OSU always had an edge in attracting the 700+ SAT score kids with its graduate reputation. Their freshman class size is only 7,000 when Ohio's is 4,500 yet Ohio State's overall undergrad is 45,000 students compared to 17,000 at Ohio. They can get away with this because they are located in the center of the state with branch campuses about 45 minutes out. Ohio isn't going to be able to convince a student from Cleveland to attend a branch campus in Southeast Ohio for a year to get in. Secondly, where OSU has a research mission to serve the state and can restrict its admission to the brightest, Ohio reserves 25% of its enrollment for the best and brightest of SE Ohio. Beyond the Appalachian scholars its mostly lower ACT/SAT score students. In the rich Ohio suburbs Ohio runs about even with Miami as far as admissions. Third, the lower selectivity makes Ohio less of a magnet for out-of-state students. OSU has used its traditional edge in attracting 700+ SAT score kids to improve its USNWR ratings which had a snowball affect for them in upping admissions. The question is can Ohio do anything about it? The communications school is already one of the top in the country. The other schools are solid but don't have the dollars to reach elite status. To be specific the state has put the handcuffs on research areas and PhD programs. Overall the academics are very good though.

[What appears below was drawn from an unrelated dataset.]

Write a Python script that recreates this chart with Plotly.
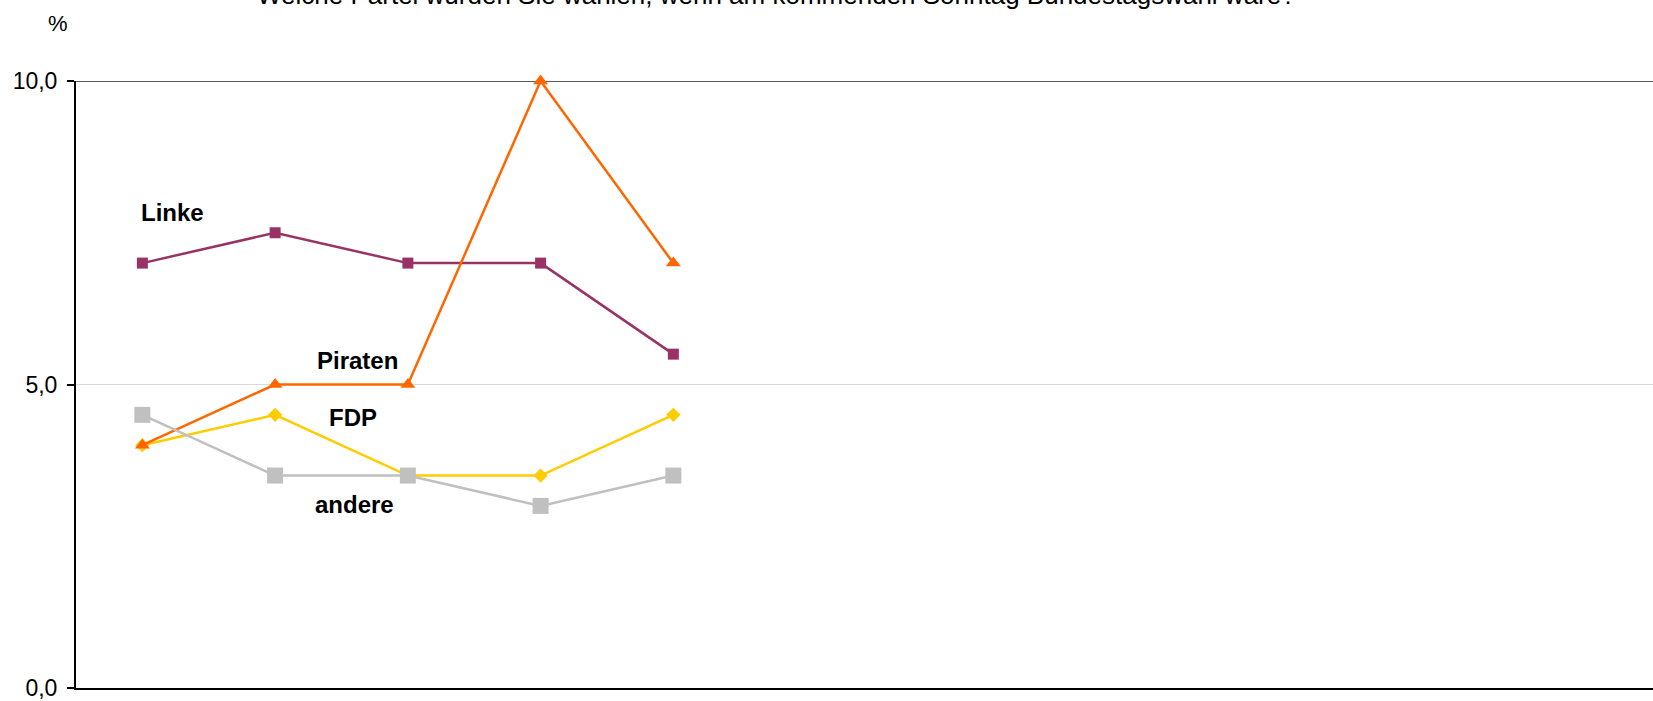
import plotly.graph_objects as go

# ---- data ----
survey_index = [1, 2, 3, 4, 5]
linke = [7.0, 7.5, 7.0, 7.0, 5.5]
fdp = [4.0, 4.5, 3.5, 3.5, 4.5]
piraten = [4.0, 5.0, 5.0, 10.0, 7.0]
andere = [4.5, 3.5, 3.5, 3.0, 3.5]

y_tick_vals = [0, 5, 10]
y_tick_text = ["0,0", "5,0", "10,0"]

title_text = "Welche Partei würden Sie wählen, wenn am kommenden Sonntag Bundestagswahl wäre?"

FONT = "Liberation Sans, Arial, sans-serif"

fig = go.Figure()

series = [
    ("Linke", linke, "#993366", "square", 11, 2.5),
    ("FDP", fdp, "#FFCC00", "diamond", 11, 2.5),
    ("Piraten", piraten, "#FF6600", "triangle-up", 13, 2.5),
    ("andere", andere, "#C0C0C0", "square", 16, 2.5),
]
for name, vals, color, symbol, msize, lw in series:
    fig.add_trace(go.Scatter(
        x=survey_index, y=vals, name=name, mode="lines+markers",
        line=dict(color=color, width=lw),
        marker=dict(color=color, symbol=symbol, size=msize, line=dict(width=0)),
        cliponaxis=False,
    ))

# series labels
labels = [
    ("Linke", 1.23, 7.83),
    ("Piraten", 2.62, 5.39),
    ("FDP", 2.59, 4.45),
    ("andere", 2.60, 3.02),
]
for txt, lx, ly in labels:
    fig.add_annotation(x=lx, y=ly, xref="x", yref="y", text=f"<b>{txt}</b>",
                       showarrow=False, font=dict(family=FONT, size=24, color="#000000"),
                       xanchor="center", yanchor="middle")

# title (partially cut at top, as in the reference)
fig.add_annotation(x=0.4445, y=1.1133, xref="paper", yref="paper", text=title_text,
                   showarrow=False, font=dict(family=FONT, size=26, color="#000000"),
                   xanchor="center", yanchor="bottom")
# unit label
fig.add_annotation(x=-0.0114, y=1.095, xref="paper", yref="paper", text="%",
                   showarrow=False, font=dict(family=FONT, size=22, color="#000000"),
                   xanchor="center", yanchor="middle")

# top border line at 10
fig.add_shape(type="line", xref="paper", yref="y", x0=0, x1=1, y0=10, y1=10,
              line=dict(color="#595959", width=2), layer="below")

fig.update_layout(
    width=1653, height=701,
    margin=dict(l=76, r=0, t=81, b=11),
    paper_bgcolor="white", plot_bgcolor="white",
    showlegend=False,
    font=dict(family=FONT, color="#000000"),
)
fig.update_xaxes(range=[0.5, 12.38], showticklabels=False, ticks="", showgrid=False,
                 zeroline=False, showline=True, linecolor="#000000", linewidth=2)
fig.update_yaxes(range=[0, 10], tickvals=y_tick_vals, ticktext=y_tick_text,
                 ticks="outside", ticklen=7, tickwidth=1.5, tickcolor="#000000",
                 ticklabelstandoff=5, ticklabeloverflow="allow",
                 tickfont=dict(family=FONT, size=23, color="#000000"),
                 showgrid=True, gridcolor="#D9D9D9", gridwidth=1,
                 zeroline=False, showline=True, linecolor="#000000", linewidth=2)

# remove the default 8px page margin so the figure fills the window exactly
fig.write_html("out.html",
               config={"displayModeBar": False},
               post_script="document.body.style.margin='0px';document.body.style.overflow='hidden';")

From a recruitment perspective Ohio is a very competitive state. What the school needs to do is target areas of the south where there aren't many quality universities. Tennessee is an example. UT is not that great and the other public universities have no reputation. Georgia is another state like that. Those students are locked out of UNC or UVA by all the NJ/NY kids that go there out of state. Ohio looks better on the resume and at worst its going to be confused with Ohio State. Its normally assumed that schools within a state that carry the state name are in the same quality tier with the higher rated school more reputable in research. California is a great example with UC schools and then there is Cal Poly which isn't on the same level as UC Berkley or CalTech but feels high end by having that Cal name on there. Ohio, Michigan, New York, Pennsylvania, Massachusetts etc. all have some of that effect. Virginia now has it in VT, VCU, UVA, VMI with classy names for the others. OU not a member in the Big Ten is a plus for student recruitment in the south where its SEC country.
Very well thought out. I like your ideas. I think GA might be bit of a stretch there with UGA (along w Florida, the only SEC public that has really pulled itself up--damned Yankee culture ruining the South!) and GaTech. TN, SC and KY are all areas that Ohio should be recruiting.
I still think it comes down to having more merit aid though. I just read that Miami is devoting a lot of merit scholarships to attract OOS students with the idea that you give an out of state kid a 10K scholarship on $25K OOS tuition, and he's still paying 50% more than a full-ticket in-state student. I think that's necessary for OU to really ramp up their OOS recruiting. I think only the UM's and UVA's of the world can recruit OOS students at full-ticket tuition. Also, I would hate to see Ohio turn into another Miami with 40% OOS kids. Something that I think is beginning to hurt them in the legislature. OSU seems a little more shrewd in pegging it in the 25-30 percent range.
The California system is structured very well. Unfortunately, I doubt it can ever be instituted in Ohio, and unfortunately Ohio and Miami are to blame for that in that they were the ones in the 60s who pushed open the floodgates to let every public school chase the dream of becoming a big time research university. Had Vern Alden and the Miami crowd not been so hellbent on doing everything possible to cripple OSU, they probably could have compromised with Columbus on a system where OSU, Miami and OU were the UC type campuses and the rest were the Cal State type campuses. A perfect example of what happened in Ohio can be seen by looking at doctoral programs in History. Ohio funds 8 public university Ph.D programs--all at exactly the same rate regardless of quality or national reputation. California with over 3 times the population and 33 4-year universities funds 8. That's insane amount of redundancy in Ohio. If say only OSU, Ohio, Miami and throw Cincinnati in after they joined the system, were allowed to have Doctoral programs, think how much better their funding could be. You can only spread the peanut butter so thin before the sandwich sucks. As it is, OSU manages to escape the trap because of their fundraising, endowment and AAU status, while the rest are all mired in mediocrity.